## begin
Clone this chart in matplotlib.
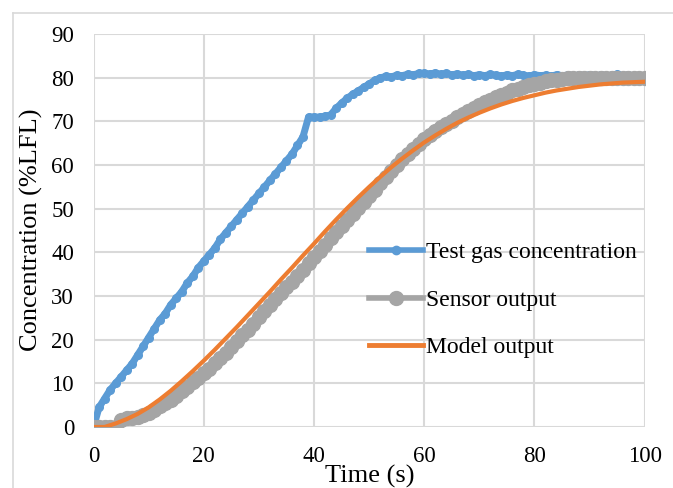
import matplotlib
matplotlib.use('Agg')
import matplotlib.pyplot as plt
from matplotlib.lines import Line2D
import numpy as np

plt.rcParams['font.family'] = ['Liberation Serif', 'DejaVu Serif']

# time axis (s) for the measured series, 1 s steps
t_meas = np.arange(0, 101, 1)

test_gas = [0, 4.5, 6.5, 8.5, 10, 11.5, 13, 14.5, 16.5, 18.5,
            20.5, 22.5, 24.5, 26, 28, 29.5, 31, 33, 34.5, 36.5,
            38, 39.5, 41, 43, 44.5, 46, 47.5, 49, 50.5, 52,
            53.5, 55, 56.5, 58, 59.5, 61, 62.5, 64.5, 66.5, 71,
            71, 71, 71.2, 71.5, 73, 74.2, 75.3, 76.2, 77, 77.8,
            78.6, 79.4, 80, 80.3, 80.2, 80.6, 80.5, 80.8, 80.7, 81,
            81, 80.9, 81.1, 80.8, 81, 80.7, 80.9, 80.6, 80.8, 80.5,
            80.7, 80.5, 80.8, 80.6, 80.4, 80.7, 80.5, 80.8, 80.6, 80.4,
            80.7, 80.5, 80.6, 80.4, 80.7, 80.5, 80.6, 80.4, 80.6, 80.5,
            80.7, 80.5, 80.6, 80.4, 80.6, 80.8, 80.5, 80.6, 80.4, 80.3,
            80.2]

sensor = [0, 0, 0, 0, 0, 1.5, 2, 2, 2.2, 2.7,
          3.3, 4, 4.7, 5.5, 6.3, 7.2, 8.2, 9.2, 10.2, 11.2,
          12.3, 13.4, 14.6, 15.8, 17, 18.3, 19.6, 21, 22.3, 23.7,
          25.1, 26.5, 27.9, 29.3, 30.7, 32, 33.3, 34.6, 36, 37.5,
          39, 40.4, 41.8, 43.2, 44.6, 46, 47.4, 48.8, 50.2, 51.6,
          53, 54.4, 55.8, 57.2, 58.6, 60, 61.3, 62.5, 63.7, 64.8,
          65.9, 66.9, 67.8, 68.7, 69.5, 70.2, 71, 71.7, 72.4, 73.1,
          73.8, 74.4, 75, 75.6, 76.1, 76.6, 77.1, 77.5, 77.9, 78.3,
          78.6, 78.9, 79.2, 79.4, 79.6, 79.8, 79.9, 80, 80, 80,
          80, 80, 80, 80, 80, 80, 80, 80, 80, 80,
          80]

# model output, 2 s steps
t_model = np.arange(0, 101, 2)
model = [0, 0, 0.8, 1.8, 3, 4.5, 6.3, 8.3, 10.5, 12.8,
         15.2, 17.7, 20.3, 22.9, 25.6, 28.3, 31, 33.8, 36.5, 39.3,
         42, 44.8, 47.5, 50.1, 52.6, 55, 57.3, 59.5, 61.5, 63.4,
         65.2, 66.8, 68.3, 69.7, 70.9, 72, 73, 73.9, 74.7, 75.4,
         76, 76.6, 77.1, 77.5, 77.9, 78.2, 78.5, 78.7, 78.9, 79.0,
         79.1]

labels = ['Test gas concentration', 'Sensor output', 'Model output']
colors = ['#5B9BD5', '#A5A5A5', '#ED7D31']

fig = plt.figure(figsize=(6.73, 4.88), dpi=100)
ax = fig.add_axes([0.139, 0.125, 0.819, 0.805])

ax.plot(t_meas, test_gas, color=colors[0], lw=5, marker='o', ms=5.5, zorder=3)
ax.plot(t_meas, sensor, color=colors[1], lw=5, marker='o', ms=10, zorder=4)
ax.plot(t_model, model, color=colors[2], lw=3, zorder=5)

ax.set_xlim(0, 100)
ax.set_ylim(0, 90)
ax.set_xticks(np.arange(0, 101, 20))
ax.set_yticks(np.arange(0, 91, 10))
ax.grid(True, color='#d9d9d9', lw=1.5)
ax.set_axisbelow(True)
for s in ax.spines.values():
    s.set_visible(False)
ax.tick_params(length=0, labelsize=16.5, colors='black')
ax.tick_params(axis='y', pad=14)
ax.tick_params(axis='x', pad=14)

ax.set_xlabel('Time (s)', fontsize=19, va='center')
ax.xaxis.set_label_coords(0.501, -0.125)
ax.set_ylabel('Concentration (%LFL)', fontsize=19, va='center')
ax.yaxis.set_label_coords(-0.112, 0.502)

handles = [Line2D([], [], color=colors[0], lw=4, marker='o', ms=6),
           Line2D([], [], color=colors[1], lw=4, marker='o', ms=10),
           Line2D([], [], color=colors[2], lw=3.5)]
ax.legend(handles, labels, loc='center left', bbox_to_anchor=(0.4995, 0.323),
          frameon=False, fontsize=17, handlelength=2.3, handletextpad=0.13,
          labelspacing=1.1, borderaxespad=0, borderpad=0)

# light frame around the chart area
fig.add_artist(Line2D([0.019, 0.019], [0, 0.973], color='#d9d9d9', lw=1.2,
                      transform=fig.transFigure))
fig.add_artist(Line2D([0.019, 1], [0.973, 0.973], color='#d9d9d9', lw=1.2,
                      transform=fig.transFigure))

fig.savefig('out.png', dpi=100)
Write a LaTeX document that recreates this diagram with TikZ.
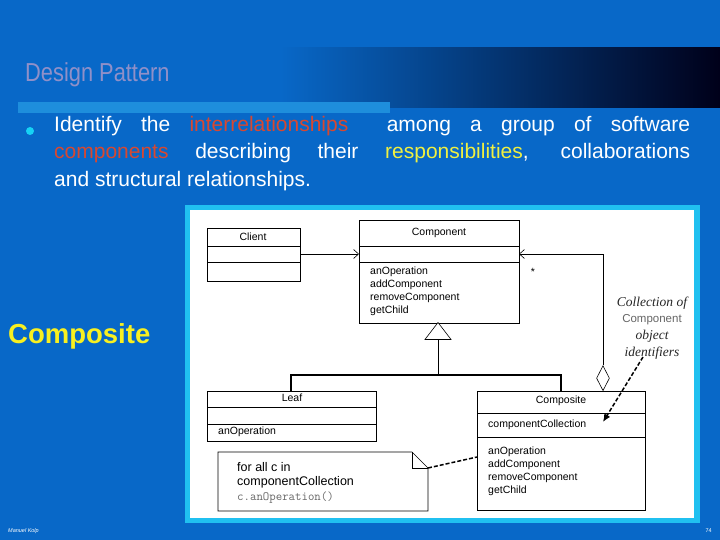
## end
• DIRECTIONS: Return all of the entries exactly as written, but drop any pictures they hold.

• SOLUTION FOR THIS EXERCISE:
Clone this chart in matplotlib.
import matplotlib
matplotlib.use('Agg')
import matplotlib.pyplot as plt
from matplotlib.lines import Line2D
import numpy as np

plt.rcParams['font.family'] = ['Liberation Serif', 'DejaVu Serif']

# time axis (s) for the measured series, 1 s steps
t_meas = np.arange(0, 101, 1)

test_gas = [0, 4.5, 6.5, 8.5, 10, 11.5, 13, 14.5, 16.5, 18.5,
            20.5, 22.5, 24.5, 26, 28, 29.5, 31, 33, 34.5, 36.5,
            38, 39.5, 41, 43, 44.5, 46, 47.5, 49, 50.5, 52,
            53.5, 55, 56.5, 58, 59.5, 61, 62.5, 64.5, 66.5, 71,
            71, 71, 71.2, 71.5, 73, 74.2, 75.3, 76.2, 77, 77.8,
            78.6, 79.4, 80, 80.3, 80.2, 80.6, 80.5, 80.8, 80.7, 81,
            81, 80.9, 81.1, 80.8, 81, 80.7, 80.9, 80.6, 80.8, 80.5,
            80.7, 80.5, 80.8, 80.6, 80.4, 80.7, 80.5, 80.8, 80.6, 80.4,
            80.7, 80.5, 80.6, 80.4, 80.7, 80.5, 80.6, 80.4, 80.6, 80.5,
            80.7, 80.5, 80.6, 80.4, 80.6, 80.8, 80.5, 80.6, 80.4, 80.3,
            80.2]

sensor = [0, 0, 0, 0, 0, 1.5, 2, 2, 2.2, 2.7,
          3.3, 4, 4.7, 5.5, 6.3, 7.2, 8.2, 9.2, 10.2, 11.2,
          12.3, 13.4, 14.6, 15.8, 17, 18.3, 19.6, 21, 22.3, 23.7,
          25.1, 26.5, 27.9, 29.3, 30.7, 32, 33.3, 34.6, 36, 37.5,
          39, 40.4, 41.8, 43.2, 44.6, 46, 47.4, 48.8, 50.2, 51.6,
          53, 54.4, 55.8, 57.2, 58.6, 60, 61.3, 62.5, 63.7, 64.8,
          65.9, 66.9, 67.8, 68.7, 69.5, 70.2, 71, 71.7, 72.4, 73.1,
          73.8, 74.4, 75, 75.6, 76.1, 76.6, 77.1, 77.5, 77.9, 78.3,
          78.6, 78.9, 79.2, 79.4, 79.6, 79.8, 79.9, 80, 80, 80,
          80, 80, 80, 80, 80, 80, 80, 80, 80, 80,
          80]

# model output, 2 s steps
t_model = np.arange(0, 101, 2)
model = [0, 0, 0.8, 1.8, 3, 4.5, 6.3, 8.3, 10.5, 12.8,
         15.2, 17.7, 20.3, 22.9, 25.6, 28.3, 31, 33.8, 36.5, 39.3,
         42, 44.8, 47.5, 50.1, 52.6, 55, 57.3, 59.5, 61.5, 63.4,
         65.2, 66.8, 68.3, 69.7, 70.9, 72, 73, 73.9, 74.7, 75.4,
         76, 76.6, 77.1, 77.5, 77.9, 78.2, 78.5, 78.7, 78.9, 79.0,
         79.1]

labels = ['Test gas concentration', 'Sensor output', 'Model output']
colors = ['#5B9BD5', '#A5A5A5', '#ED7D31']

fig = plt.figure(figsize=(6.73, 4.88), dpi=100)
ax = fig.add_axes([0.139, 0.125, 0.819, 0.805])

ax.plot(t_meas, test_gas, color=colors[0], lw=5, marker='o', ms=5.5, zorder=3)
ax.plot(t_meas, sensor, color=colors[1], lw=5, marker='o', ms=10, zorder=4)
ax.plot(t_model, model, color=colors[2], lw=3, zorder=5)

ax.set_xlim(0, 100)
ax.set_ylim(0, 90)
ax.set_xticks(np.arange(0, 101, 20))
ax.set_yticks(np.arange(0, 91, 10))
ax.grid(True, color='#d9d9d9', lw=1.5)
ax.set_axisbelow(True)
for s in ax.spines.values():
    s.set_visible(False)
ax.tick_params(length=0, labelsize=16.5, colors='black')
ax.tick_params(axis='y', pad=14)
ax.tick_params(axis='x', pad=14)

ax.set_xlabel('Time (s)', fontsize=19, va='center')
ax.xaxis.set_label_coords(0.501, -0.125)
ax.set_ylabel('Concentration (%LFL)', fontsize=19, va='center')
ax.yaxis.set_label_coords(-0.112, 0.502)

handles = [Line2D([], [], color=colors[0], lw=4, marker='o', ms=6),
           Line2D([], [], color=colors[1], lw=4, marker='o', ms=10),
           Line2D([], [], color=colors[2], lw=3.5)]
ax.legend(handles, labels, loc='center left', bbox_to_anchor=(0.4995, 0.323),
          frameon=False, fontsize=17, handlelength=2.3, handletextpad=0.13,
          labelspacing=1.1, borderaxespad=0, borderpad=0)

# light frame around the chart area
fig.add_artist(Line2D([0.019, 0.019], [0, 0.973], color='#d9d9d9', lw=1.2,
                      transform=fig.transFigure))
fig.add_artist(Line2D([0.019, 1], [0.973, 0.973], color='#d9d9d9', lw=1.2,
                      transform=fig.transFigure))

fig.savefig('out.png', dpi=100)
Write a LaTeX document that recreates this diagram with TikZ.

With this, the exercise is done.